> [Stated problem] Only the lines from the line containing "Emit a Python" through the line containing "b2 = ax.bar(x" should be reproduced, please, with no pictures.

Dataset entries:
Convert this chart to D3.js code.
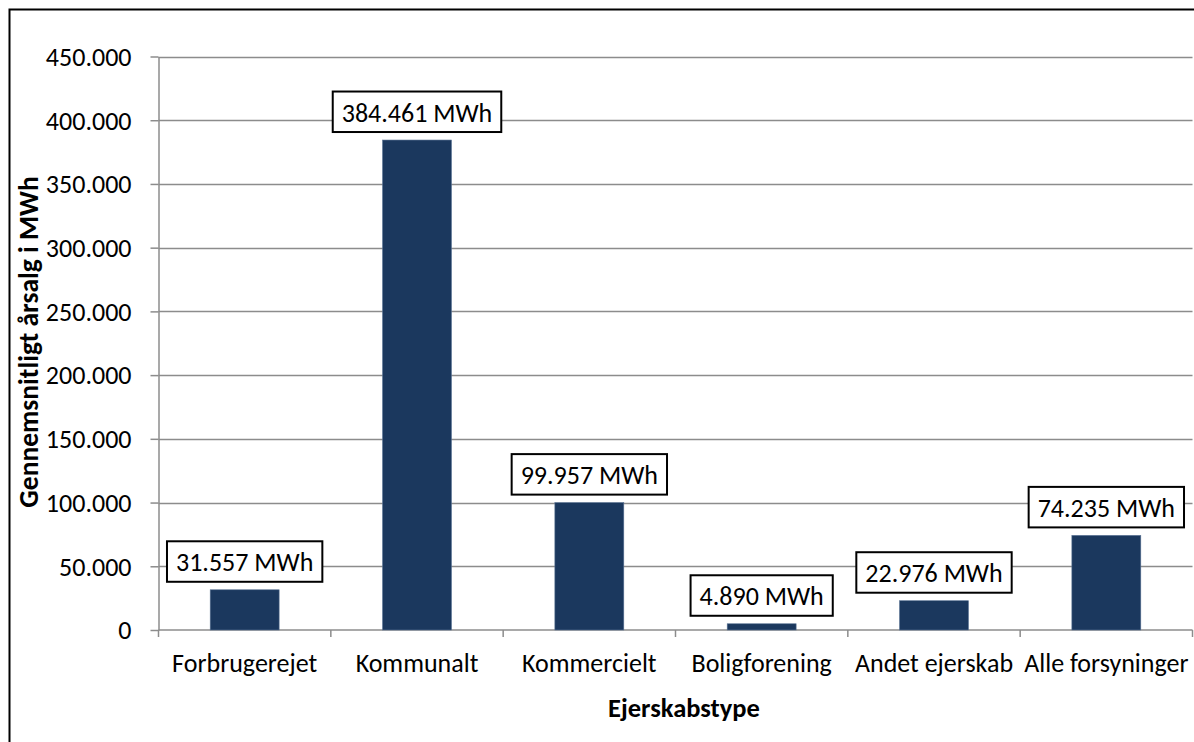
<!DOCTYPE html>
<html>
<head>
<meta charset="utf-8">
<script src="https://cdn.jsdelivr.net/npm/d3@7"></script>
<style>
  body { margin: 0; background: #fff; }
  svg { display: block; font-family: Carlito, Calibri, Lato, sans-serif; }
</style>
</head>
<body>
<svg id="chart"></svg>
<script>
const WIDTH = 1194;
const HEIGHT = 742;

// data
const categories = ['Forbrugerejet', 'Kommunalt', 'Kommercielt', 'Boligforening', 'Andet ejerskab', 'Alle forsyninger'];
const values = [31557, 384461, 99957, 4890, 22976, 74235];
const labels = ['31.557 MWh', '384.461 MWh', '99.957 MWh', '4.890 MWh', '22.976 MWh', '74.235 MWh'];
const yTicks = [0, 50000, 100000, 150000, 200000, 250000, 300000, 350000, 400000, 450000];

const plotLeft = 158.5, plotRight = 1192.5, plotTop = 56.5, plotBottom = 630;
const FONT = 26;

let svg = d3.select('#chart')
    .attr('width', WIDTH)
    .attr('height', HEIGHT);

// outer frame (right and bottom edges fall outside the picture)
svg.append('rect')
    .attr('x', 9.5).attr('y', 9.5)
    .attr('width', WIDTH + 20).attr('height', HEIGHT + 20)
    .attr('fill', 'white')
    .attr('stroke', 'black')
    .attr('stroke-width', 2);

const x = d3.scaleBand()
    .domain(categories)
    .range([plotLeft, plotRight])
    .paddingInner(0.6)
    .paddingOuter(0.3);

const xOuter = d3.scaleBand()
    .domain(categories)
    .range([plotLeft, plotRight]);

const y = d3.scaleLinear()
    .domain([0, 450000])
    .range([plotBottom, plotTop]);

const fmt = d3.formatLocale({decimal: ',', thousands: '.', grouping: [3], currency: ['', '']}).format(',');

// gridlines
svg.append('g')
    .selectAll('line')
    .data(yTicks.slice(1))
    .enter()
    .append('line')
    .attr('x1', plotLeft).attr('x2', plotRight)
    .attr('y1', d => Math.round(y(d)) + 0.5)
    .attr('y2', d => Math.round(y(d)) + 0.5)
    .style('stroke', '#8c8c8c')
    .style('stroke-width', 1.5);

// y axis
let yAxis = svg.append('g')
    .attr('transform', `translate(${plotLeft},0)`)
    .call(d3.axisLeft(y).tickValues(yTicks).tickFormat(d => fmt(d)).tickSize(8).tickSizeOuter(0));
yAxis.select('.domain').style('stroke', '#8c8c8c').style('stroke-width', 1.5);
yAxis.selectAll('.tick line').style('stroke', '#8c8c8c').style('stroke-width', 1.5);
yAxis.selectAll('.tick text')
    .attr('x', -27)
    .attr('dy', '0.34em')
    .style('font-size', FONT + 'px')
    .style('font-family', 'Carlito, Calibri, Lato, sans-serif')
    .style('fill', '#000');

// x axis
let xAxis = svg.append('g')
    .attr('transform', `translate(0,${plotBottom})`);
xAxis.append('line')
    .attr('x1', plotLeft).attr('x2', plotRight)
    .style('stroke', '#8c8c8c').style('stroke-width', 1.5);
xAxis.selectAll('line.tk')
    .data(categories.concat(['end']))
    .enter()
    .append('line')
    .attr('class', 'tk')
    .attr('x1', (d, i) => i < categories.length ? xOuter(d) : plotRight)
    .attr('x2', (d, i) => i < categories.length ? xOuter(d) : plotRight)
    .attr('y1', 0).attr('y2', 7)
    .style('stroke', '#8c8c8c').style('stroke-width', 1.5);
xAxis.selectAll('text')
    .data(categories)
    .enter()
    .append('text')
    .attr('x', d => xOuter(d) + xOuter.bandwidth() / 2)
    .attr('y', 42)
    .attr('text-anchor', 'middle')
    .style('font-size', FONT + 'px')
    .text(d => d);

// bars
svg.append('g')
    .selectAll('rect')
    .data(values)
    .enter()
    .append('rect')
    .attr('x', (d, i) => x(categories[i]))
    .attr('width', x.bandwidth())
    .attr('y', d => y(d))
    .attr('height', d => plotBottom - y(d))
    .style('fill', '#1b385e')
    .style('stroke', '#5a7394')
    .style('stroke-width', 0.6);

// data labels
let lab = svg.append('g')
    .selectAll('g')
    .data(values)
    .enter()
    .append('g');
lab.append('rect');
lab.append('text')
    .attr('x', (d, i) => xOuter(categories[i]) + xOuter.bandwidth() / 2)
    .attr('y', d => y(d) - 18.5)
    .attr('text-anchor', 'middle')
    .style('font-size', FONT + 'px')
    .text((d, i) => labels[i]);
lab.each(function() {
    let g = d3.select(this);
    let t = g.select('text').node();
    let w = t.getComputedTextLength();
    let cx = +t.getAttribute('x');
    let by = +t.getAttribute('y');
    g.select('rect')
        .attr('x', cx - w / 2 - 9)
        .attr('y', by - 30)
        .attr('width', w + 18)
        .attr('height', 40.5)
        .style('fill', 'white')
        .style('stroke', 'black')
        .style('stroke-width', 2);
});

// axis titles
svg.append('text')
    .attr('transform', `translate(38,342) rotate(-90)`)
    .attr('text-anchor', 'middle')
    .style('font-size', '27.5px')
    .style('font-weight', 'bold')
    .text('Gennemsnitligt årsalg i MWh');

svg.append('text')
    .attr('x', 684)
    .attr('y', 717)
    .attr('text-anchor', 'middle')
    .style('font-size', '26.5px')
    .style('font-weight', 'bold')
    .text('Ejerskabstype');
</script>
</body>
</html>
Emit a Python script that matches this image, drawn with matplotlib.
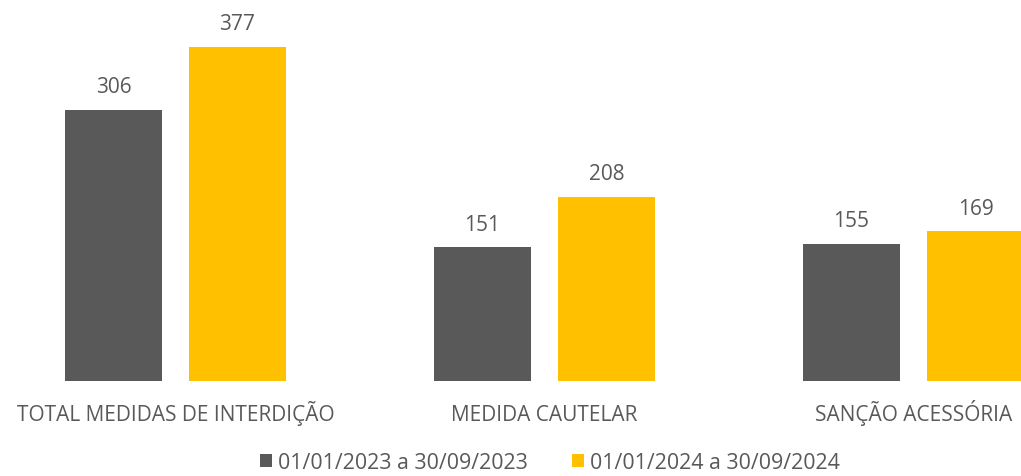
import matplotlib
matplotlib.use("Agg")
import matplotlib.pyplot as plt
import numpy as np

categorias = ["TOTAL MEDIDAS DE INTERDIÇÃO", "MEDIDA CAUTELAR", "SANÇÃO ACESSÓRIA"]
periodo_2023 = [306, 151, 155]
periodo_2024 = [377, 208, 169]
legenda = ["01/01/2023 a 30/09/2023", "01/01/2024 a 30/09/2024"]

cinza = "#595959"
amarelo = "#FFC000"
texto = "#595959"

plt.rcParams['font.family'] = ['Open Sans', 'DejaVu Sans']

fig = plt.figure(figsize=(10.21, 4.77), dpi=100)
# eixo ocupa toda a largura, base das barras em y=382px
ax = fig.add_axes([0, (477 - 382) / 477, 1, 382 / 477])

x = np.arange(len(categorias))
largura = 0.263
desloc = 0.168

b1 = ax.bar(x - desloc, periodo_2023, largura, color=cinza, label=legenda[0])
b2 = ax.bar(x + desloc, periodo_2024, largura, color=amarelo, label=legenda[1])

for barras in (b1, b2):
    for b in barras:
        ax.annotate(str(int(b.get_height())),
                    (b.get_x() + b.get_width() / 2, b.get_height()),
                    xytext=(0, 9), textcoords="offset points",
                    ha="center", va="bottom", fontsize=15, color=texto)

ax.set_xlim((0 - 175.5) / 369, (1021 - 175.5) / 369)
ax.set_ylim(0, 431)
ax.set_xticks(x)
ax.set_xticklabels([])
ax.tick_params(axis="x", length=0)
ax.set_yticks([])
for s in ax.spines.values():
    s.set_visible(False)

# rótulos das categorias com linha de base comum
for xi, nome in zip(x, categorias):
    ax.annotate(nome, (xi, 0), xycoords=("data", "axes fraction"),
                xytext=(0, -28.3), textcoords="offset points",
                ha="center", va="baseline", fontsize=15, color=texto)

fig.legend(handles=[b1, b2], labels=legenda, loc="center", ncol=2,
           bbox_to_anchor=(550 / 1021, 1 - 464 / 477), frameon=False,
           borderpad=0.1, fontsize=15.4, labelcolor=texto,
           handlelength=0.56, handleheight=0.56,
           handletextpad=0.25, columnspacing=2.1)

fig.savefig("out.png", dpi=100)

> [Full answer]
Emit a Python script that matches this image, drawn with matplotlib.
import matplotlib
matplotlib.use("Agg")
import matplotlib.pyplot as plt
import numpy as np

categorias = ["TOTAL MEDIDAS DE INTERDIÇÃO", "MEDIDA CAUTELAR", "SANÇÃO ACESSÓRIA"]
periodo_2023 = [306, 151, 155]
periodo_2024 = [377, 208, 169]
legenda = ["01/01/2023 a 30/09/2023", "01/01/2024 a 30/09/2024"]

cinza = "#595959"
amarelo = "#FFC000"
texto = "#595959"

plt.rcParams['font.family'] = ['Open Sans', 'DejaVu Sans']

fig = plt.figure(figsize=(10.21, 4.77), dpi=100)
# eixo ocupa toda a largura, base das barras em y=382px
ax = fig.add_axes([0, (477 - 382) / 477, 1, 382 / 477])

x = np.arange(len(categorias))
largura = 0.263
desloc = 0.168

b1 = ax.bar(x - desloc, periodo_2023, largura, color=cinza, label=legenda[0])
b2 = ax.bar(x + desloc, periodo_2024, largura, color=amarelo, label=legenda[1])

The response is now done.